== Given task ==
Reproduce exactly, with no pictures, each line from the opening of the material down through the line containing "(r496) at (382,95)".

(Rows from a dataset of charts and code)
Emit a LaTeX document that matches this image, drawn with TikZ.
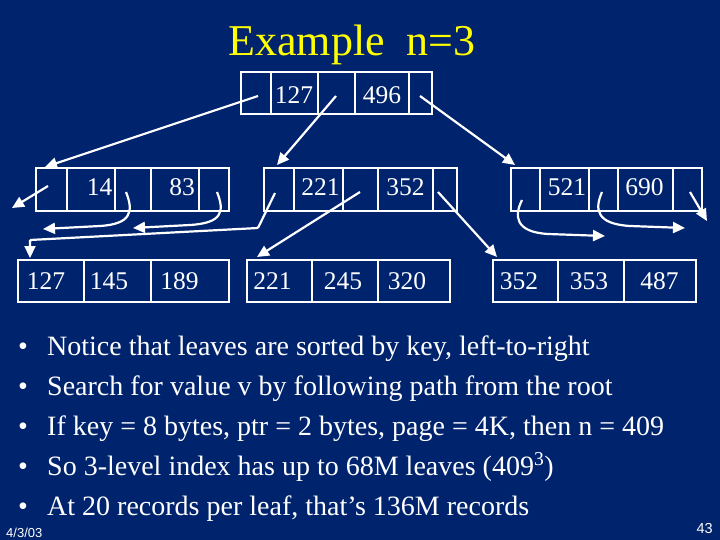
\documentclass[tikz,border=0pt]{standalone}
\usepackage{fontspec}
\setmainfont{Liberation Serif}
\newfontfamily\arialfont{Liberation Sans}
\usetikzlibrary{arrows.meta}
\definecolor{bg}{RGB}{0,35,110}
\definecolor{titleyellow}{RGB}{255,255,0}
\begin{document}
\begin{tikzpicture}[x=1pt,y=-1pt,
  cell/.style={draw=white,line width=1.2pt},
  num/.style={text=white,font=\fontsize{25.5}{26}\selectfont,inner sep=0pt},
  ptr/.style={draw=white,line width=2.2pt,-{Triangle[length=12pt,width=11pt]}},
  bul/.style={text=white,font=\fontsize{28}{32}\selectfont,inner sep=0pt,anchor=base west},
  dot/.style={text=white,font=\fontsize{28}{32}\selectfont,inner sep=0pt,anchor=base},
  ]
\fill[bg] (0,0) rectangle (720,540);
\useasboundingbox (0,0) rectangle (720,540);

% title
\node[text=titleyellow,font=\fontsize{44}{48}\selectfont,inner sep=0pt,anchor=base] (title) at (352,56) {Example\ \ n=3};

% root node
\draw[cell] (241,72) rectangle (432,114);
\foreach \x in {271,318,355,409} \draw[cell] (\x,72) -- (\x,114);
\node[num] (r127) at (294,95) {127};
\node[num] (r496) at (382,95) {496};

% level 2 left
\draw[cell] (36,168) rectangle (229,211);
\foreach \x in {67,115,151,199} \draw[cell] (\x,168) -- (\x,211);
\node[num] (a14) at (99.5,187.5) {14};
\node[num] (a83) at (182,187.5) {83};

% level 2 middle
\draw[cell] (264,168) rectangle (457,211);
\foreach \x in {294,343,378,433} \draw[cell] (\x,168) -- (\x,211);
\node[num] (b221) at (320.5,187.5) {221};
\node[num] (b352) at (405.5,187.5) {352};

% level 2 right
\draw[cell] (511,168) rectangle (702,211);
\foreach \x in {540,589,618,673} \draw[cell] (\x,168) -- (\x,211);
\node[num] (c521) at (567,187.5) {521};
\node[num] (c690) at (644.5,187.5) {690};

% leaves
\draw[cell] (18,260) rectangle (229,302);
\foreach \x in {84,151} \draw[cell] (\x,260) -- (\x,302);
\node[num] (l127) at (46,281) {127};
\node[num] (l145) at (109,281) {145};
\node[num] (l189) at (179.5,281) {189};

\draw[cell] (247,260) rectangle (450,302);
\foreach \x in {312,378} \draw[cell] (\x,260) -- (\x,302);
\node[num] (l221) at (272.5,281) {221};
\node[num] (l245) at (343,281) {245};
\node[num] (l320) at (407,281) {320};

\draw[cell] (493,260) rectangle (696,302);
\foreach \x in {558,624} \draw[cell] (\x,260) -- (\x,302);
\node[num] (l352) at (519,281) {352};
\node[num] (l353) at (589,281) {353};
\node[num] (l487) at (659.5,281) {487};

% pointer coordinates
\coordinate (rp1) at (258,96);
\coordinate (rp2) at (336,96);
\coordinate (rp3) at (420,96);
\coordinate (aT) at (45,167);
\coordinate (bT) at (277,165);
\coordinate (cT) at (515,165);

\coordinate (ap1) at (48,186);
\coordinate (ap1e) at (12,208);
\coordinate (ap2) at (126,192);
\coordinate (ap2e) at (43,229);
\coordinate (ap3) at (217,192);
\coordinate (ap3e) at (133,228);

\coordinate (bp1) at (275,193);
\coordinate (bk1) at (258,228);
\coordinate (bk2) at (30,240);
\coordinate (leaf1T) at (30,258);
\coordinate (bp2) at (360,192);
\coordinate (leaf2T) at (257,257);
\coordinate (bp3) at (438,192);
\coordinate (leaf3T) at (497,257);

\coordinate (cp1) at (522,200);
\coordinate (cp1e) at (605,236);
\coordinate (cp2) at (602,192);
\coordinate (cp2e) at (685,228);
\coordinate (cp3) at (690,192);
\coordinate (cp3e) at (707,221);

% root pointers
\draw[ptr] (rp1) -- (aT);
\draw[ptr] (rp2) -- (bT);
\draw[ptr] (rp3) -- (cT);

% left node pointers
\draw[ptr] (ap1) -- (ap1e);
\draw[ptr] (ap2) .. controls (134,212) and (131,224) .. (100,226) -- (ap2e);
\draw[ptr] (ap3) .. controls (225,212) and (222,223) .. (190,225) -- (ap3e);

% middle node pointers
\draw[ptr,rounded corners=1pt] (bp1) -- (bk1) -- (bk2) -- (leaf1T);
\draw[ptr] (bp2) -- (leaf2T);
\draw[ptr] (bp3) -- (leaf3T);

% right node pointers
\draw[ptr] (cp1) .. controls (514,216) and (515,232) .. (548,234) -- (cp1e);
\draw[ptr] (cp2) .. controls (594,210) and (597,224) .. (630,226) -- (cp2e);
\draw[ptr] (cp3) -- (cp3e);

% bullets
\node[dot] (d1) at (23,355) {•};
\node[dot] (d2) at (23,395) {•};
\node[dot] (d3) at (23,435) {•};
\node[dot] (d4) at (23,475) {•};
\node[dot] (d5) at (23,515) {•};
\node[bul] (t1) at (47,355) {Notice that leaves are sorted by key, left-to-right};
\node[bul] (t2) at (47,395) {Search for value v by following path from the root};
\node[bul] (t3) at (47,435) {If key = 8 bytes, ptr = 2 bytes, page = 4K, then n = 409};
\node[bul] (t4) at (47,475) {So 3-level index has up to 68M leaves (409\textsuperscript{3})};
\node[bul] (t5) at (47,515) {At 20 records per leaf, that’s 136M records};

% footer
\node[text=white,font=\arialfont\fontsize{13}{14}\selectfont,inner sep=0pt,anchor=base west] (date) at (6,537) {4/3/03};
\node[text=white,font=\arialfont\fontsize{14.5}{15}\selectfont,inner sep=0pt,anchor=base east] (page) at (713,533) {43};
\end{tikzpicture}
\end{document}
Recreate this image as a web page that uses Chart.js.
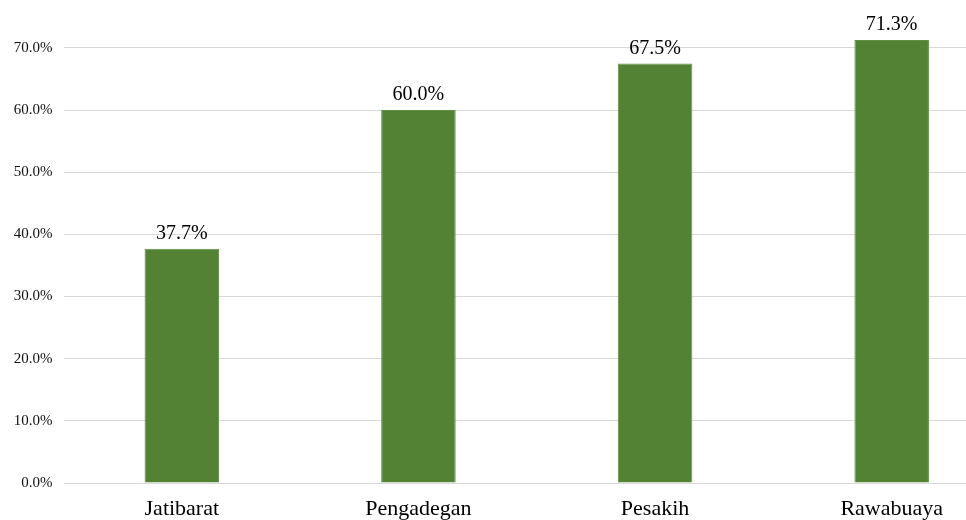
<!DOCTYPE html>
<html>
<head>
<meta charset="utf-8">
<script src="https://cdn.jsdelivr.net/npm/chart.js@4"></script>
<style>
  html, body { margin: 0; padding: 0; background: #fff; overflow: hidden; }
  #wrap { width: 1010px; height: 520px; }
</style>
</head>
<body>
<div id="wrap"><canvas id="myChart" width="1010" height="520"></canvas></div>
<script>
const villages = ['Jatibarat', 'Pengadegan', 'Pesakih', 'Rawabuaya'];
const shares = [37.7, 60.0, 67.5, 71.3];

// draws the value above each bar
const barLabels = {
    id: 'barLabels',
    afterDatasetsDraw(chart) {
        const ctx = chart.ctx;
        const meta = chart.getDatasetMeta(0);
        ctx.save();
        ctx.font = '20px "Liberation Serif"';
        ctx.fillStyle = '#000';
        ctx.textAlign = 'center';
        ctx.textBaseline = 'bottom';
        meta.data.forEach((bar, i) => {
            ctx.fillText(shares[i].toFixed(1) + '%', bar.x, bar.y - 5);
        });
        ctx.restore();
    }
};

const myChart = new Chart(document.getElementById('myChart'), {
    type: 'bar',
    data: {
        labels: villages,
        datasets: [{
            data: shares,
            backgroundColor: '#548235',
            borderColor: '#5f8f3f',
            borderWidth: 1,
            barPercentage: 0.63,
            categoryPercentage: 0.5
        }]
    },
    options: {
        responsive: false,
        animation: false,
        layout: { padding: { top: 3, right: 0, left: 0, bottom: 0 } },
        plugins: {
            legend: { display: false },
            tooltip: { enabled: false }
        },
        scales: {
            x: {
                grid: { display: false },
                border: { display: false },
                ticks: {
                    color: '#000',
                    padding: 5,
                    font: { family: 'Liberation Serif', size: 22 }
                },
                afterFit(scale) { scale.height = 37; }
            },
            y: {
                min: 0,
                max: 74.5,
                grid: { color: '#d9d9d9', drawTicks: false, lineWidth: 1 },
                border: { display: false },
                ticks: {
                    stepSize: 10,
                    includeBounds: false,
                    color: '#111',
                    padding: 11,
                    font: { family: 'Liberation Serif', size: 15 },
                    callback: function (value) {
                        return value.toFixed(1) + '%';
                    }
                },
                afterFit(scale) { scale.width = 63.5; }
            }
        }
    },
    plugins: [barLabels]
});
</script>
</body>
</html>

== Task response ==
Emit a LaTeX document that matches this image, drawn with TikZ.
\documentclass[tikz,border=0pt]{standalone}
\usepackage{fontspec}
\setmainfont{Liberation Serif}
\newfontfamily\arialfont{Liberation Sans}
\usetikzlibrary{arrows.meta}
\definecolor{bg}{RGB}{0,35,110}
\definecolor{titleyellow}{RGB}{255,255,0}
\begin{document}
\begin{tikzpicture}[x=1pt,y=-1pt,
  cell/.style={draw=white,line width=1.2pt},
  num/.style={text=white,font=\fontsize{25.5}{26}\selectfont,inner sep=0pt},
  ptr/.style={draw=white,line width=2.2pt,-{Triangle[length=12pt,width=11pt]}},
  bul/.style={text=white,font=\fontsize{28}{32}\selectfont,inner sep=0pt,anchor=base west},
  dot/.style={text=white,font=\fontsize{28}{32}\selectfont,inner sep=0pt,anchor=base},
  ]
\fill[bg] (0,0) rectangle (720,540);
\useasboundingbox (0,0) rectangle (720,540);

% title
\node[text=titleyellow,font=\fontsize{44}{48}\selectfont,inner sep=0pt,anchor=base] (title) at (352,56) {Example\ \ n=3};

% root node
\draw[cell] (241,72) rectangle (432,114);
\foreach \x in {271,318,355,409} \draw[cell] (\x,72) -- (\x,114);
\node[num] (r127) at (294,95) {127};
\node[num] (r496) at (382,95) {496};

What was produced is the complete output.